In its latest Article IV Consultation, the IMF projects Eswatini’s economy to grow robustly to 4.3% in 2025 and 4.6% in 2026, buoyed by increased domestically financed investments and reform efforts.
Positive Economic Outlook
The IMF Executive Board welcomed Eswatini’s improving near-term economic prospects despite global headwinds. The country’s inflation slowed to an average of 4% in 2024, thanks to easing housing, utilities, and food prices. This economic stability provides a solid foundation for the government’s ongoing fiscal and structural reforms.

Looking ahead, the IMF expects growth to be driven by public and private capital projects that are already underway. If implemented effectively, these projects have the potential to reshape Eswatini’s economic landscape, creating new opportunities for investment and employment.
Reform Pathway Gaining Momentum
The IMF Directors applauded the government’s commitment to fiscal consolidation, aimed at reducing borrowing costs and creating space for critical social and development spending. They emphasized the need to sustain fiscal discipline, particularly given the fluctuations in Southern African Customs Union (SACU) revenues.
They also welcomed Eswatini’s public financial management reforms, calling for continued efforts to improve the efficiency of public spending, reduce arrears, and enhance revenue mobilization. Strengthening central bank independence and aligning interest rates with South Africa’s Reserve Bank were highlighted as important steps to support the pegged exchange rate and bolster foreign reserves.
Focus on Private Sector Growth
A key highlight of the IMF’s assessment is the emphasis on private sector-led growth. The Fund encouraged the government to continue addressing skills gaps and infrastructure challenges, which are essential for unlocking investment and creating jobs, particularly for Eswatini’s youth.
The IMF also recognized progress in strengthening governance, financial sector oversight, and the implementation of recommendations from the Financial Sector Stability Review.
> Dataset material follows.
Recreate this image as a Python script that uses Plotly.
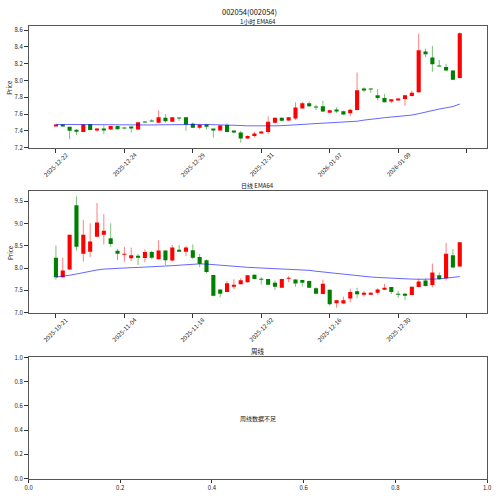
import plotly.graph_objects as go

W, H = 500, 496
FONT = "Noto Sans CJK SC, DejaVu Sans, sans-serif"

# ---------------- data ----------------
main_title = "002054(002054)"
h_title = "1小时 EMA64"
d_title = "日线 EMA64"
w_title = "周线"
w_note = "周线数据不足"

# hourly candles
h_open = [7.461,7.473,7.450,7.414,7.387,7.480,7.407,7.417,7.415,7.457,
          7.436,7.445,7.415,7.510,7.522,7.497,7.555,7.508,7.556,7.563,
          7.485,7.438,7.477,7.418,7.403,7.469,7.392,7.380,7.310,7.340,
          7.372,7.387,7.497,7.555,7.524,7.547,7.668,7.730,7.683,7.695,
          7.617,7.656,7.633,7.610,7.648,7.897,7.900,7.824,7.793,7.754,
          7.770,7.780,7.816,7.859,8.347,8.276,8.178,8.163,8.120,8.030]
h_close = [7.473,7.453,7.400,7.390,7.477,7.410,7.426,7.412,7.457,7.418,
           7.430,7.430,7.504,7.505,7.516,7.563,7.516,7.563,7.548,7.477,
           7.438,7.473,7.450,7.403,7.465,7.387,7.386,7.310,7.340,7.370,
           7.383,7.508,7.555,7.520,7.563,7.680,7.730,7.695,7.678,7.630,
           7.645,7.637,7.594,7.652,7.883,7.891,7.894,7.793,7.742,7.777,
           7.785,7.824,7.855,8.362,8.315,8.195,8.172,8.120,8.011,8.565]
h_high = [7.478,7.478,7.450,7.420,7.480,7.480,7.434,7.465,7.460,7.460,
          7.440,7.450,7.506,7.515,7.540,7.645,7.600,7.565,7.556,7.565,
          7.500,7.476,7.477,7.420,7.470,7.490,7.395,7.400,7.345,7.390,
          7.400,7.574,7.560,7.560,7.565,7.740,7.745,7.750,7.710,7.758,
          7.650,7.680,7.640,7.660,8.093,7.920,7.905,7.900,7.840,7.780,
          7.790,7.830,7.880,8.560,8.380,8.413,8.245,8.200,8.125,8.577]
h_low = [7.458,7.450,7.300,7.350,7.385,7.410,7.390,7.360,7.410,7.415,
         7.425,7.380,7.410,7.500,7.508,7.495,7.497,7.505,7.520,7.400,
         7.435,7.418,7.418,7.320,7.400,7.387,7.370,7.260,7.305,7.320,
         7.370,7.360,7.490,7.518,7.520,7.530,7.665,7.685,7.650,7.625,
         7.615,7.615,7.590,7.575,7.645,7.865,7.855,7.763,7.740,7.730,
         7.765,7.700,7.810,7.855,8.280,8.105,8.170,8.118,8.005,8.025]
h_ema = [7.477,7.476,7.474,7.472,7.472,7.471,7.470,7.469,7.469,7.468,
         7.468,7.467,7.468,7.469,7.470,7.472,7.474,7.476,7.478,7.478,
         7.477,7.477,7.476,7.475,7.474,7.472,7.469,7.464,7.460,7.458,
         7.457,7.458,7.460,7.462,7.465,7.470,7.476,7.482,7.487,7.492,
         7.496,7.500,7.504,7.508,7.515,7.528,7.540,7.549,7.557,7.565,
         7.572,7.580,7.588,7.605,7.625,7.643,7.660,7.675,7.690,7.720]
h_tickpos = [0, 10, 20, 30, 40, 50, 60]
h_ticklabels = ["2025-12-22", "2025-12-24", "2025-12-29", "2025-12-31",
                "2026-01-07", "2026-01-09", ""]
h_yticks = [7.2, 7.4, 7.6, 7.8, 8.0, 8.2, 8.4, 8.6]

# daily candles
d_open = [8.235,7.794,7.970,9.410,8.320,8.368,8.706,8.750,8.669,8.390,
          8.310,8.220,8.280,8.228,8.360,8.200,8.397,8.169,8.395,8.368,
          8.404,8.250,8.176,7.846,7.522,7.463,7.596,7.640,7.684,7.853,
          7.745,7.757,7.669,7.559,7.765,7.743,7.735,7.713,7.550,7.419,
          7.515,7.213,7.206,7.316,7.478,7.412,7.412,7.449,7.515,7.574,
          7.420,7.404,7.397,7.574,7.720,7.618,7.838,7.772,8.287,8.037]
d_close = [7.794,7.949,8.750,8.478,8.750,8.596,9.022,8.838,8.544,8.324,
           8.320,8.287,8.243,8.360,8.235,8.397,8.176,8.463,8.385,8.463,
           8.235,8.096,7.912,7.382,7.426,7.662,7.625,7.728,7.840,7.757,
           7.738,7.625,7.581,7.757,7.775,7.654,7.669,7.559,7.426,7.647,
           7.191,7.279,7.279,7.463,7.412,7.434,7.449,7.522,7.559,7.463,
           7.400,7.390,7.581,7.699,7.596,7.904,7.757,8.324,8.015,8.580]
d_high = [8.507,8.235,8.750,9.610,9.080,9.007,9.463,9.213,9.007,8.430,
          8.480,8.460,8.320,8.420,8.390,8.625,8.400,8.520,8.520,8.500,
          8.530,8.320,8.200,7.850,7.530,7.710,7.750,7.770,7.850,7.860,
          7.800,7.760,7.720,7.760,7.820,7.750,7.740,7.720,7.570,7.740,
          7.520,7.285,7.360,7.540,7.560,7.490,7.460,7.550,7.647,7.580,
          7.490,7.450,7.590,7.760,7.760,8.103,7.904,8.566,8.426,8.580]
d_low = [7.743,7.770,7.960,8.390,8.147,8.243,8.700,8.530,8.478,8.180,
         8.140,8.160,8.070,8.130,8.200,8.190,8.070,8.150,8.370,8.270,
         8.200,8.020,7.880,7.360,7.340,7.460,7.530,7.635,7.676,7.750,
         7.630,7.620,7.510,7.555,7.680,7.580,7.590,7.555,7.420,7.415,
         7.162,7.110,7.200,7.230,7.320,7.360,7.400,7.405,7.510,7.420,
         7.330,7.280,7.390,7.570,7.590,7.570,7.740,7.720,8.000,8.030]
d_ema = [7.800,7.815,7.840,7.868,7.900,7.930,7.958,7.978,7.990,8.000,
         8.005,8.010,8.015,8.020,8.028,8.035,8.045,8.055,8.065,8.075,
         8.088,8.095,8.090,8.075,8.062,8.050,8.040,8.030,8.018,8.012,
         8.005,7.998,7.990,7.983,7.976,7.968,7.960,7.950,7.930,7.913,
         7.895,7.876,7.858,7.840,7.825,7.812,7.800,7.790,7.780,7.770,
         7.763,7.757,7.753,7.750,7.750,7.752,7.756,7.775,7.790,7.810]
d_tickpos = [0, 10, 20, 30, 40, 50, 60]
d_ticklabels = ["2025-10-21", "2025-11-04", "2025-11-18", "2025-12-02",
                "2025-12-16", "2025-12-30", ""]
d_yticks = [7.0, 7.5, 8.0, 8.5, 9.0, 9.5]

w_ticks = [0.0, 0.2, 0.4, 0.6, 0.8, 1.0]

# ---------------- layout helpers ----------------
def px_x(p):
    return p / W

def px_y(p):
    return 1 - p / H

X_DOM = [px_x(25), px_x(492)]
Y1 = [px_y(145.7), px_y(21)]
Y2 = [px_y(314), px_y(189.3)]
Y3 = [px_y(482.3), px_y(359)]

UP = "#ff0000"
DOWN = "#008000"
UP_W = "rgba(255,0,0,0.5)"
DOWN_W = "rgba(0,128,0,0.5)"

fig = go.Figure()


def add_candles(o, h, l, c, ema, xa, ya):
    x = list(range(len(o)))
    up = [ci >= oi for oi, ci in zip(o, c)]
    for flag, col in [(True, UP_W), (False, DOWN_W)]:
        xs, ys = [], []
        for i in x:
            if up[i] == flag:
                xs += [i, i, None]
                ys += [l[i], h[i], None]
        fig.add_trace(go.Scatter(x=xs, y=ys, mode="lines",
                                 line=dict(color=col, width=1),
                                 xaxis=xa, yaxis=ya, hoverinfo="skip",
                                 showlegend=False))
    fig.add_trace(go.Bar(x=x,
                         base=[min(a, b) for a, b in zip(o, c)],
                         y=[abs(b - a) for a, b in zip(o, c)],
                         width=0.6,
                         marker=dict(color=[UP if u else DOWN for u in up],
                                     line=dict(width=0)),
                         xaxis=xa, yaxis=ya, showlegend=False))
    fig.add_trace(go.Scatter(x=x, y=ema, mode="lines",
                             line=dict(color="rgba(0,0,255,0.6)", width=1),
                             xaxis=xa, yaxis=ya, hoverinfo="skip",
                             showlegend=False))


add_candles(h_open, h_high, h_low, h_close, h_ema, "x", "y")
add_candles(d_open, d_high, d_low, d_close, d_ema, "x2", "y2")

LINE = "#555555"
TICKF = dict(family=FONT, size=6, color="#222222")

common_axis = dict(showline=True, linecolor=LINE, linewidth=1, mirror=True,
                   ticks="outside", ticklen=3.5, tickwidth=1, tickcolor="#333333",
                   showgrid=False, zeroline=False, tickfont=TICKF,
                   color="#222222")

fig.update_layout(
    width=W, height=H, autosize=False,
    margin=dict(l=0, r=0, t=0, b=0),
    paper_bgcolor="white", plot_bgcolor="white",
    barmode="overlay", showlegend=False,
    font=dict(family=FONT, size=6, color="#222222"),
    xaxis=dict(domain=X_DOM, anchor="y", range=[-4, 63],
               tickmode="array", tickvals=h_tickpos, showticklabels=False,
               **common_axis),
    yaxis=dict(domain=Y1, anchor="x", range=[7.195, 8.655],
               tickmode="array", tickvals=h_yticks,
               ticktext=[f"{v:.1f}" for v in h_yticks], **common_axis),
    xaxis2=dict(domain=X_DOM, anchor="y2", range=[-4, 63],
                tickmode="array", tickvals=d_tickpos, showticklabels=False,
                **common_axis),
    yaxis2=dict(domain=Y2, anchor="x2", range=[6.985, 9.735],
                tickmode="array", tickvals=d_yticks,
                ticktext=[f"{v:.1f}" for v in d_yticks], **common_axis),
    xaxis3=dict(domain=X_DOM, anchor="y3", range=[0, 1],
                tickmode="array", tickvals=w_ticks,
                ticktext=[f"{v:.1f}" for v in w_ticks], **common_axis),
    yaxis3=dict(domain=Y3, anchor="x3", range=[0, 1],
                tickmode="array", tickvals=w_ticks,
                ticktext=[f"{v:.1f}" for v in w_ticks], **common_axis),
)

# invisible trace so the third axes render
fig.add_trace(go.Scatter(x=[None], y=[None], xaxis="x3", yaxis="y3",
                         mode="markers", marker=dict(color="#222222"),
                         showlegend=False, hoverinfo="skip"))

ann = []
cx = (X_DOM[0] + X_DOM[1]) / 2
ann.append(dict(text=main_title, x=0.5, y=px_y(6.5), xref="paper", yref="paper",
                xanchor="center", yanchor="middle", showarrow=False, borderpad=0,
                font=dict(family=FONT, size=7.5, color="#111111")))
for t, yy, sz in [(h_title, 16.5, 6), (d_title, 184, 6), (w_title, 352.7, 6.5)]:
    ann.append(dict(text=t, x=cx, y=px_y(yy), xref="paper", yref="paper",
                    xanchor="center", yanchor="middle", showarrow=False, borderpad=0,
                    font=dict(family=FONT, size=sz, color="#111111")))
ann.append(dict(text=w_note, x=0.5, y=0.5, xref="x3 domain", yref="y3 domain",
                xanchor="center", yanchor="middle", showarrow=False,
                font=dict(family=FONT, size=6, color="#111111")))
for dom in (Y1, Y2):
    ann.append(dict(text="Price", x=px_x(6), y=(dom[0] + dom[1]) / 2,
                    xref="paper", yref="paper", textangle=-90,
                    xanchor="center", yanchor="middle", showarrow=False,
                    font=dict(family=FONT, size=6, color="#222222")))
for pos, lab in zip(h_tickpos, h_ticklabels):
    if lab:
        ann.append(dict(text=lab, x=pos, xref="x", y=px_y(162.2), yref="paper",
                        textangle=-45, xanchor="center", yanchor="middle",
                        showarrow=False, font=TICKF))
for pos, lab in zip(d_tickpos, d_ticklabels):
    if lab:
        ann.append(dict(text=lab, x=pos, xref="x2", y=px_y(330.8), yref="paper",
                        textangle=-45, xanchor="center", yanchor="middle",
                        showarrow=False, font=TICKF))
fig.update_layout(annotations=ann)

fig.write_html("out.html")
These reforms are critical for maintaining financial stability and fostering investor confidence.
Shared Vision for Inclusive Development
While Eswatini still faces challenges, such as high unemployment and income inequality, the IMF’s report underscores the significant progress made and the clear path forward. Through prudent economic policies, strategic investments, and ongoing reforms, Eswatini is positioning itself for sustainable, inclusive growth that benefits all emaSwati.